*** Record extracts

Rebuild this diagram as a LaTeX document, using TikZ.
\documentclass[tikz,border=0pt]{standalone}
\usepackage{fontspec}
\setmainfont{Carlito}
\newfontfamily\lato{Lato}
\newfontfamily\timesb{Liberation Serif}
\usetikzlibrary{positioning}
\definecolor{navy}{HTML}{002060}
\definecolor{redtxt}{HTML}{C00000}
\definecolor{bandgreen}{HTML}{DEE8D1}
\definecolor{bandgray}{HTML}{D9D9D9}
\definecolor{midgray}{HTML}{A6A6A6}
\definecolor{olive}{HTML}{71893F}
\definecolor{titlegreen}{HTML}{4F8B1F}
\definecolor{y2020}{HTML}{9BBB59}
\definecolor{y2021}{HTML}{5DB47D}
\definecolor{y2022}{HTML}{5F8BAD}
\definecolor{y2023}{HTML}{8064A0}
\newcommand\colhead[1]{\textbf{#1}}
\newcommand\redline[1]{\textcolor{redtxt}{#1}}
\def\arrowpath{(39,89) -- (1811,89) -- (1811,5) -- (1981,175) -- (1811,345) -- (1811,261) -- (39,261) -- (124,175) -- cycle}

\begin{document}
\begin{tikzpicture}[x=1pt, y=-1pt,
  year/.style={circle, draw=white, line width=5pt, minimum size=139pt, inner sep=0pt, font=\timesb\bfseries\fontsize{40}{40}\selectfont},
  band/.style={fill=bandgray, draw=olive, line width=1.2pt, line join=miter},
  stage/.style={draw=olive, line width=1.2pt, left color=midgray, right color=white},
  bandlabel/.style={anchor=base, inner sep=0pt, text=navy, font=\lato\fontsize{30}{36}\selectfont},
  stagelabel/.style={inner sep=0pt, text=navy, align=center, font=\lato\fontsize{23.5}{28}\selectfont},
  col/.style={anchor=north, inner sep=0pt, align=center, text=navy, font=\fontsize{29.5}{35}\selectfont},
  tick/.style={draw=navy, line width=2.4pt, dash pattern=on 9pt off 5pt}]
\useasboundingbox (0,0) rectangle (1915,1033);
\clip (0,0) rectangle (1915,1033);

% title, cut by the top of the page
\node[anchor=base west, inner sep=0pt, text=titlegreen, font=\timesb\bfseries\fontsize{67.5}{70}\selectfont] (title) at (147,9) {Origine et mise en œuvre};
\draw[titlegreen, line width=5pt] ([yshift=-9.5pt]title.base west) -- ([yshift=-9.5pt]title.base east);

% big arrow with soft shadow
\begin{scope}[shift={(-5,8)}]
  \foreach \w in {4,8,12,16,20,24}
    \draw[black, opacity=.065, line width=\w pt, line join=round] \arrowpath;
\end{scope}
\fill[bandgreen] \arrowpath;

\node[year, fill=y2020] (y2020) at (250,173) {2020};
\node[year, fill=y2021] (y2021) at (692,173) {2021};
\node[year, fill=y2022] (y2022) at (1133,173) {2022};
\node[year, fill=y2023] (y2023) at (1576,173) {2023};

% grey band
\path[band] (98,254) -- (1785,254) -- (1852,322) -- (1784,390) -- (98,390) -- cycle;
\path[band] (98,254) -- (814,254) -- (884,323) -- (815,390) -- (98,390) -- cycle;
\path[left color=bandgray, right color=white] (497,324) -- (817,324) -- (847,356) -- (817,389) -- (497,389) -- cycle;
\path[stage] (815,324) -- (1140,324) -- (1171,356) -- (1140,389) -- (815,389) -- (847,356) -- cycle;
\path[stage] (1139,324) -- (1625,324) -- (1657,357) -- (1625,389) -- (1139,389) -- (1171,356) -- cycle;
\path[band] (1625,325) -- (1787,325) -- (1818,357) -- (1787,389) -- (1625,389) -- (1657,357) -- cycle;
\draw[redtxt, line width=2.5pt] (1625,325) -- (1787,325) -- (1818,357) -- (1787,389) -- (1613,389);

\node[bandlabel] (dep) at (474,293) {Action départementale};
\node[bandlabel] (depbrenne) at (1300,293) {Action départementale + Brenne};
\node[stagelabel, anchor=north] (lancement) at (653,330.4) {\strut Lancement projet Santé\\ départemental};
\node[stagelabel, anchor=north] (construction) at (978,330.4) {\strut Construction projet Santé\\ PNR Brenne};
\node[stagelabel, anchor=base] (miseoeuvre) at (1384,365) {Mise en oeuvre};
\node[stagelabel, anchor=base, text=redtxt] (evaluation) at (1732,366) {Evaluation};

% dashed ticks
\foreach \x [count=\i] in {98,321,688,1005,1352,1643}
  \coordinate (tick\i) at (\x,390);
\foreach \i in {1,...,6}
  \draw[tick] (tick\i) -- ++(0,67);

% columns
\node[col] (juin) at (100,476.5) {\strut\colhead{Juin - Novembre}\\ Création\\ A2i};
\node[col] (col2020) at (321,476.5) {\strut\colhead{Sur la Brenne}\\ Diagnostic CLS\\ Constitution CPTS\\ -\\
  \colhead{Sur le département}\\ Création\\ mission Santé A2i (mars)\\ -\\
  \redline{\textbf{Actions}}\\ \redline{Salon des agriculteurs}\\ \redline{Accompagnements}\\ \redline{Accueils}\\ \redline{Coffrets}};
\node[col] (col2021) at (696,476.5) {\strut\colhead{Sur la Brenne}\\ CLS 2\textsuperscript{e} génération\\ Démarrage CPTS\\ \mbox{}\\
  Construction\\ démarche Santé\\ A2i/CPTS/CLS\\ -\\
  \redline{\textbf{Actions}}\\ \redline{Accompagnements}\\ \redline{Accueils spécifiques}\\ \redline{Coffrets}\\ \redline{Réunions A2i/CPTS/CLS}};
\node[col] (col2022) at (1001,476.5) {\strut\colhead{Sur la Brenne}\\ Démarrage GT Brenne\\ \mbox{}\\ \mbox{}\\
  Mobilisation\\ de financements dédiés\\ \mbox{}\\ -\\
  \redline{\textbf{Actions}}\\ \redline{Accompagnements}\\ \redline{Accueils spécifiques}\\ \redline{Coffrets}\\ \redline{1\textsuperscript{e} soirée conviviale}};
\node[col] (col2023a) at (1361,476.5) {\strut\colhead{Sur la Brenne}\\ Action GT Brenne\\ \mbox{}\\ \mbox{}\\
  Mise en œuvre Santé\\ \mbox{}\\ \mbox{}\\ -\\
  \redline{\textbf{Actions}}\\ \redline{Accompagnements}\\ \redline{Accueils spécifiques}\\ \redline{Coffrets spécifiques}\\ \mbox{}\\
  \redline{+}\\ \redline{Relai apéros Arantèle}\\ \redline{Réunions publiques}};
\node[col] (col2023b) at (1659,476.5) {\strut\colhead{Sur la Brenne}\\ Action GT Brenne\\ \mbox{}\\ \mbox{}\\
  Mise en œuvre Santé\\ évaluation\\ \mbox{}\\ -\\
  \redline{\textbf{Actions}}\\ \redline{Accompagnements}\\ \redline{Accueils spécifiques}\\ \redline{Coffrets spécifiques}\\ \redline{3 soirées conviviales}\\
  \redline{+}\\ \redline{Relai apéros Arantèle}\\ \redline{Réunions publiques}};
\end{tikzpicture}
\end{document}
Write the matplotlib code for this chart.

******

- Stated problem -
Above are some records; repeat all of them exactly.

- Result -
Rebuild this diagram as a LaTeX document, using TikZ.
\documentclass[tikz,border=0pt]{standalone}
\usepackage{fontspec}
\setmainfont{Carlito}
\newfontfamily\lato{Lato}
\newfontfamily\timesb{Liberation Serif}
\usetikzlibrary{positioning}
\definecolor{navy}{HTML}{002060}
\definecolor{redtxt}{HTML}{C00000}
\definecolor{bandgreen}{HTML}{DEE8D1}
\definecolor{bandgray}{HTML}{D9D9D9}
\definecolor{midgray}{HTML}{A6A6A6}
\definecolor{olive}{HTML}{71893F}
\definecolor{titlegreen}{HTML}{4F8B1F}
\definecolor{y2020}{HTML}{9BBB59}
\definecolor{y2021}{HTML}{5DB47D}
\definecolor{y2022}{HTML}{5F8BAD}
\definecolor{y2023}{HTML}{8064A0}
\newcommand\colhead[1]{\textbf{#1}}
\newcommand\redline[1]{\textcolor{redtxt}{#1}}
\def\arrowpath{(39,89) -- (1811,89) -- (1811,5) -- (1981,175) -- (1811,345) -- (1811,261) -- (39,261) -- (124,175) -- cycle}

\begin{document}
\begin{tikzpicture}[x=1pt, y=-1pt,
  year/.style={circle, draw=white, line width=5pt, minimum size=139pt, inner sep=0pt, font=\timesb\bfseries\fontsize{40}{40}\selectfont},
  band/.style={fill=bandgray, draw=olive, line width=1.2pt, line join=miter},
  stage/.style={draw=olive, line width=1.2pt, left color=midgray, right color=white},
  bandlabel/.style={anchor=base, inner sep=0pt, text=navy, font=\lato\fontsize{30}{36}\selectfont},
  stagelabel/.style={inner sep=0pt, text=navy, align=center, font=\lato\fontsize{23.5}{28}\selectfont},
  col/.style={anchor=north, inner sep=0pt, align=center, text=navy, font=\fontsize{29.5}{35}\selectfont},
  tick/.style={draw=navy, line width=2.4pt, dash pattern=on 9pt off 5pt}]
\useasboundingbox (0,0) rectangle (1915,1033);
\clip (0,0) rectangle (1915,1033);

% title, cut by the top of the page
\node[anchor=base west, inner sep=0pt, text=titlegreen, font=\timesb\bfseries\fontsize{67.5}{70}\selectfont] (title) at (147,9) {Origine et mise en œuvre};
\draw[titlegreen, line width=5pt] ([yshift=-9.5pt]title.base west) -- ([yshift=-9.5pt]title.base east);

% big arrow with soft shadow
\begin{scope}[shift={(-5,8)}]
  \foreach \w in {4,8,12,16,20,24}
    \draw[black, opacity=.065, line width=\w pt, line join=round] \arrowpath;
\end{scope}
\fill[bandgreen] \arrowpath;

\node[year, fill=y2020] (y2020) at (250,173) {2020};
\node[year, fill=y2021] (y2021) at (692,173) {2021};
\node[year, fill=y2022] (y2022) at (1133,173) {2022};
\node[year, fill=y2023] (y2023) at (1576,173) {2023};

% grey band
\path[band] (98,254) -- (1785,254) -- (1852,322) -- (1784,390) -- (98,390) -- cycle;
\path[band] (98,254) -- (814,254) -- (884,323) -- (815,390) -- (98,390) -- cycle;
\path[left color=bandgray, right color=white] (497,324) -- (817,324) -- (847,356) -- (817,389) -- (497,389) -- cycle;
\path[stage] (815,324) -- (1140,324) -- (1171,356) -- (1140,389) -- (815,389) -- (847,356) -- cycle;
\path[stage] (1139,324) -- (1625,324) -- (1657,357) -- (1625,389) -- (1139,389) -- (1171,356) -- cycle;
\path[band] (1625,325) -- (1787,325) -- (1818,357) -- (1787,389) -- (1625,389) -- (1657,357) -- cycle;
\draw[redtxt, line width=2.5pt] (1625,325) -- (1787,325) -- (1818,357) -- (1787,389) -- (1613,389);

\node[bandlabel] (dep) at (474,293) {Action départementale};
\node[bandlabel] (depbrenne) at (1300,293) {Action départementale + Brenne};
\node[stagelabel, anchor=north] (lancement) at (653,330.4) {\strut Lancement projet Santé\\ départemental};
\node[stagelabel, anchor=north] (construction) at (978,330.4) {\strut Construction projet Santé\\ PNR Brenne};
\node[stagelabel, anchor=base] (miseoeuvre) at (1384,365) {Mise en oeuvre};
\node[stagelabel, anchor=base, text=redtxt] (evaluation) at (1732,366) {Evaluation};

% dashed ticks
\foreach \x [count=\i] in {98,321,688,1005,1352,1643}
  \coordinate (tick\i) at (\x,390);
\foreach \i in {1,...,6}
  \draw[tick] (tick\i) -- ++(0,67);

% columns
\node[col] (juin) at (100,476.5) {\strut\colhead{Juin - Novembre}\\ Création\\ A2i};
\node[col] (col2020) at (321,476.5) {\strut\colhead{Sur la Brenne}\\ Diagnostic CLS\\ Constitution CPTS\\ -\\
  \colhead{Sur le département}\\ Création\\ mission Santé A2i (mars)\\ -\\
  \redline{\textbf{Actions}}\\ \redline{Salon des agriculteurs}\\ \redline{Accompagnements}\\ \redline{Accueils}\\ \redline{Coffrets}};
\node[col] (col2021) at (696,476.5) {\strut\colhead{Sur la Brenne}\\ CLS 2\textsuperscript{e} génération\\ Démarrage CPTS\\ \mbox{}\\
  Construction\\ démarche Santé\\ A2i/CPTS/CLS\\ -\\
  \redline{\textbf{Actions}}\\ \redline{Accompagnements}\\ \redline{Accueils spécifiques}\\ \redline{Coffrets}\\ \redline{Réunions A2i/CPTS/CLS}};
\node[col] (col2022) at (1001,476.5) {\strut\colhead{Sur la Brenne}\\ Démarrage GT Brenne\\ \mbox{}\\ \mbox{}\\
  Mobilisation\\ de financements dédiés\\ \mbox{}\\ -\\
  \redline{\textbf{Actions}}\\ \redline{Accompagnements}\\ \redline{Accueils spécifiques}\\ \redline{Coffrets}\\ \redline{1\textsuperscript{e} soirée conviviale}};
\node[col] (col2023a) at (1361,476.5) {\strut\colhead{Sur la Brenne}\\ Action GT Brenne\\ \mbox{}\\ \mbox{}\\
  Mise en œuvre Santé\\ \mbox{}\\ \mbox{}\\ -\\
  \redline{\textbf{Actions}}\\ \redline{Accompagnements}\\ \redline{Accueils spécifiques}\\ \redline{Coffrets spécifiques}\\ \mbox{}\\
  \redline{+}\\ \redline{Relai apéros Arantèle}\\ \redline{Réunions publiques}};
\node[col] (col2023b) at (1659,476.5) {\strut\colhead{Sur la Brenne}\\ Action GT Brenne\\ \mbox{}\\ \mbox{}\\
  Mise en œuvre Santé\\ évaluation\\ \mbox{}\\ -\\
  \redline{\textbf{Actions}}\\ \redline{Accompagnements}\\ \redline{Accueils spécifiques}\\ \redline{Coffrets spécifiques}\\ \redline{3 soirées conviviales}\\
  \redline{+}\\ \redline{Relai apéros Arantèle}\\ \redline{Réunions publiques}};
\end{tikzpicture}
\end{document}
Write the matplotlib code for this chart.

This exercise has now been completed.